**SET EXERCISE**
Quote all of the data that follows exactly as written, skipping the images.

**DATASET EXCERPT**
---*---

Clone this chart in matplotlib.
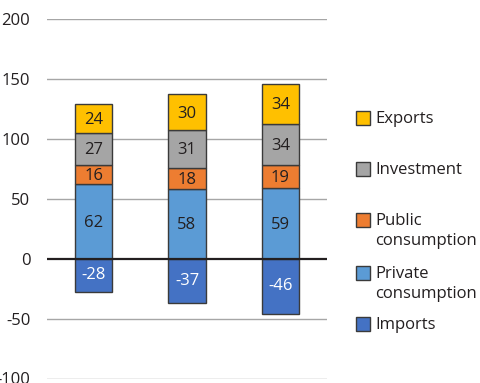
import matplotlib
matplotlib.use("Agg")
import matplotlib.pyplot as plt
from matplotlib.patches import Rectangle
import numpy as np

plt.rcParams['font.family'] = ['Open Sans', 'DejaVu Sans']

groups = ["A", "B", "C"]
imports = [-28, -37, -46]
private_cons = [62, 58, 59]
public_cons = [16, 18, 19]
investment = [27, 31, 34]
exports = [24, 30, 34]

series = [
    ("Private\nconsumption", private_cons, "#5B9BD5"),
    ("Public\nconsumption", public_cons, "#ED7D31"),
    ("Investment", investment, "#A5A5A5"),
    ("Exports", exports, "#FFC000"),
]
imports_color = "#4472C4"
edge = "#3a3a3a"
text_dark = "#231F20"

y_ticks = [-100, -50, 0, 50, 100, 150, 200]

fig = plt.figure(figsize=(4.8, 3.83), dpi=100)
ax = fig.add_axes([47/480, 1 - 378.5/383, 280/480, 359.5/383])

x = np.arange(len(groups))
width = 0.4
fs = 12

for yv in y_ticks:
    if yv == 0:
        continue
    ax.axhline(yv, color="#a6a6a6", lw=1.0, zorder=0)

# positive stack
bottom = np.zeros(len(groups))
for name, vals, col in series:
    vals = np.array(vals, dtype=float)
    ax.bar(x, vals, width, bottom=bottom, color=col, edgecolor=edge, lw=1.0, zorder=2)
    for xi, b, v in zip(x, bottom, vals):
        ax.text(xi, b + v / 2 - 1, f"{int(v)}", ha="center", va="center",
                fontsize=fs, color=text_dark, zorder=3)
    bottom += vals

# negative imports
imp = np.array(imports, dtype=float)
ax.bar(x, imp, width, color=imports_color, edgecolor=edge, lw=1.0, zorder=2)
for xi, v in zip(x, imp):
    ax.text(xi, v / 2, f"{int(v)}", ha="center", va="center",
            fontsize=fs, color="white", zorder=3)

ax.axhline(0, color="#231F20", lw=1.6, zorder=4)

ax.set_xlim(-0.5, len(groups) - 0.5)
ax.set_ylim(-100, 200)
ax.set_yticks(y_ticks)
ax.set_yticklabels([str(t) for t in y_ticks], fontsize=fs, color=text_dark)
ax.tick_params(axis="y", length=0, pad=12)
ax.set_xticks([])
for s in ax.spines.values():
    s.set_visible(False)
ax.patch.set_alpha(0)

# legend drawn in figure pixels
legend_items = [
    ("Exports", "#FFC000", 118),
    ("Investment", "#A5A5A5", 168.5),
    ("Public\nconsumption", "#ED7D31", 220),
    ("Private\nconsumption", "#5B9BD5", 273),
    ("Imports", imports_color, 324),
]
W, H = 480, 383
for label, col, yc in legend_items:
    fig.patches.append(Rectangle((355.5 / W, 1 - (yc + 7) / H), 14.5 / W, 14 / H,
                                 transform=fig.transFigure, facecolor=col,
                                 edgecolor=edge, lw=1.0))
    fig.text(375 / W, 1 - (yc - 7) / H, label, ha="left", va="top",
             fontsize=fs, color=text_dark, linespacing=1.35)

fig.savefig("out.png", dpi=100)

---*---

**RESULT OF THE TASK**
Clone this chart in matplotlib.
import matplotlib
matplotlib.use("Agg")
import matplotlib.pyplot as plt
from matplotlib.patches import Rectangle
import numpy as np

plt.rcParams['font.family'] = ['Open Sans', 'DejaVu Sans']

groups = ["A", "B", "C"]
imports = [-28, -37, -46]
private_cons = [62, 58, 59]
public_cons = [16, 18, 19]
investment = [27, 31, 34]
exports = [24, 30, 34]

series = [
    ("Private\nconsumption", private_cons, "#5B9BD5"),
    ("Public\nconsumption", public_cons, "#ED7D31"),
    ("Investment", investment, "#A5A5A5"),
    ("Exports", exports, "#FFC000"),
]
imports_color = "#4472C4"
edge = "#3a3a3a"
text_dark = "#231F20"

y_ticks = [-100, -50, 0, 50, 100, 150, 200]

fig = plt.figure(figsize=(4.8, 3.83), dpi=100)
ax = fig.add_axes([47/480, 1 - 378.5/383, 280/480, 359.5/383])

x = np.arange(len(groups))
width = 0.4
fs = 12

for yv in y_ticks:
    if yv == 0:
        continue
    ax.axhline(yv, color="#a6a6a6", lw=1.0, zorder=0)

# positive stack
bottom = np.zeros(len(groups))
for name, vals, col in series:
    vals = np.array(vals, dtype=float)
    ax.bar(x, vals, width, bottom=bottom, color=col, edgecolor=edge, lw=1.0, zorder=2)
    for xi, b, v in zip(x, bottom, vals):
        ax.text(xi, b + v / 2 - 1, f"{int(v)}", ha="center", va="center",
                fontsize=fs, color=text_dark, zorder=3)
    bottom += vals

# negative imports
imp = np.array(imports, dtype=float)
ax.bar(x, imp, width, color=imports_color, edgecolor=edge, lw=1.0, zorder=2)
for xi, v in zip(x, imp):
    ax.text(xi, v / 2, f"{int(v)}", ha="center", va="center",
            fontsize=fs, color="white", zorder=3)

ax.axhline(0, color="#231F20", lw=1.6, zorder=4)

ax.set_xlim(-0.5, len(groups) - 0.5)
ax.set_ylim(-100, 200)
ax.set_yticks(y_ticks)
ax.set_yticklabels([str(t) for t in y_ticks], fontsize=fs, color=text_dark)
ax.tick_params(axis="y", length=0, pad=12)
ax.set_xticks([])
for s in ax.spines.values():
    s.set_visible(False)
ax.patch.set_alpha(0)

# legend drawn in figure pixels
legend_items = [
    ("Exports", "#FFC000", 118),
    ("Investment", "#A5A5A5", 168.5),
    ("Public\nconsumption", "#ED7D31", 220),
    ("Private\nconsumption", "#5B9BD5", 273),
    ("Imports", imports_color, 324),
]
W, H = 480, 383
for label, col, yc in legend_items:
    fig.patches.append(Rectangle((355.5 / W, 1 - (yc + 7) / H), 14.5 / W, 14 / H,
                                 transform=fig.transFigure, facecolor=col,
                                 edgecolor=edge, lw=1.0))
    fig.text(375 / W, 1 - (yc - 7) / H, label, ha="left", va="top",
             fontsize=fs, color=text_dark, linespacing=1.35)

fig.savefig("out.png", dpi=100)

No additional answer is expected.